§ **TASK TO CARRY OUT**: Track down the lines that contain "matplotlib" and copy them.

******

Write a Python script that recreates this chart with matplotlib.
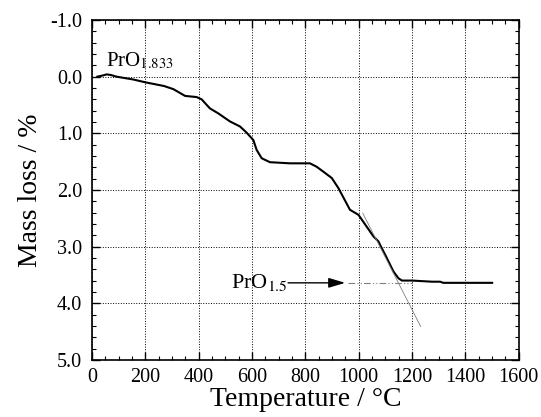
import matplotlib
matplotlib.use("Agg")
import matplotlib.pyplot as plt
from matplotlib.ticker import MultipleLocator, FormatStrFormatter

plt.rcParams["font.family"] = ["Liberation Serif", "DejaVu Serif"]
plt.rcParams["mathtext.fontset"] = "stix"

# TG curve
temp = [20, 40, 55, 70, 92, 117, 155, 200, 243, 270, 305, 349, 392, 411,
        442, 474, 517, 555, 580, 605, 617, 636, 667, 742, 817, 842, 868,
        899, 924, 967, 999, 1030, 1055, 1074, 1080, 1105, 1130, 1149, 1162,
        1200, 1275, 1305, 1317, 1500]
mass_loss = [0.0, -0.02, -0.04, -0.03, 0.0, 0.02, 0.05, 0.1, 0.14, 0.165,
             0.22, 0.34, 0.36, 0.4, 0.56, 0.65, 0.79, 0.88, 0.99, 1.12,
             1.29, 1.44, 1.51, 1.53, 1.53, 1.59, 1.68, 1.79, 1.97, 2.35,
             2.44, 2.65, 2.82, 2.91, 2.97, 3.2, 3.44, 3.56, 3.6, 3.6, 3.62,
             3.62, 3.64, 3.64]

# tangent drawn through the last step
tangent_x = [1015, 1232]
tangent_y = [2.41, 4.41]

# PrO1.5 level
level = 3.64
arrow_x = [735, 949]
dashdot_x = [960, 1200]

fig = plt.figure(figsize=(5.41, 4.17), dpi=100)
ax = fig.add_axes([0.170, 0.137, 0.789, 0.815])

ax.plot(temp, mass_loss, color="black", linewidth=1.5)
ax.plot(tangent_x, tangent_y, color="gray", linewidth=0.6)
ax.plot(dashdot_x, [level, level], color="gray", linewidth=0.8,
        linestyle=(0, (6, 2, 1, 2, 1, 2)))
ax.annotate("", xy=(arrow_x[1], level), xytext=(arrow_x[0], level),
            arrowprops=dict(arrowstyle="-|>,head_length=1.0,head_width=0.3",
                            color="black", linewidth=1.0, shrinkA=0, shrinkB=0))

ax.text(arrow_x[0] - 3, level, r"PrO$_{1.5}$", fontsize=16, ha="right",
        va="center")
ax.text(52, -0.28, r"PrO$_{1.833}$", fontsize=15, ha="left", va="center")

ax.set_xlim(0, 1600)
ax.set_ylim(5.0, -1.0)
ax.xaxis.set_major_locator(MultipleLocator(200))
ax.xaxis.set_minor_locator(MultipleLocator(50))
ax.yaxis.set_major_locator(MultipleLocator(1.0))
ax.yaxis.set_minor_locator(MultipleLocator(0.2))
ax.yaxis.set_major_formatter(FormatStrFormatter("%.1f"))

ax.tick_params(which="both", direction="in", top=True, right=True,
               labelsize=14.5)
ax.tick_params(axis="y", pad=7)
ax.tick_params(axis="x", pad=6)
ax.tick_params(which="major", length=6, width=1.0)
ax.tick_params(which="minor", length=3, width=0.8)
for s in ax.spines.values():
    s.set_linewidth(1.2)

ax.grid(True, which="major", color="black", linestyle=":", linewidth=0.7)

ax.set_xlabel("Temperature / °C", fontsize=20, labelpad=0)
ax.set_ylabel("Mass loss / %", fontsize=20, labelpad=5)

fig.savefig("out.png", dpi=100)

******

§ **COMPLETE RESPONSE**:
Write a Python script that recreates this chart with matplotlib.
import matplotlib
matplotlib.use("Agg")
import matplotlib.pyplot as plt
from matplotlib.ticker import MultipleLocator, FormatStrFormatter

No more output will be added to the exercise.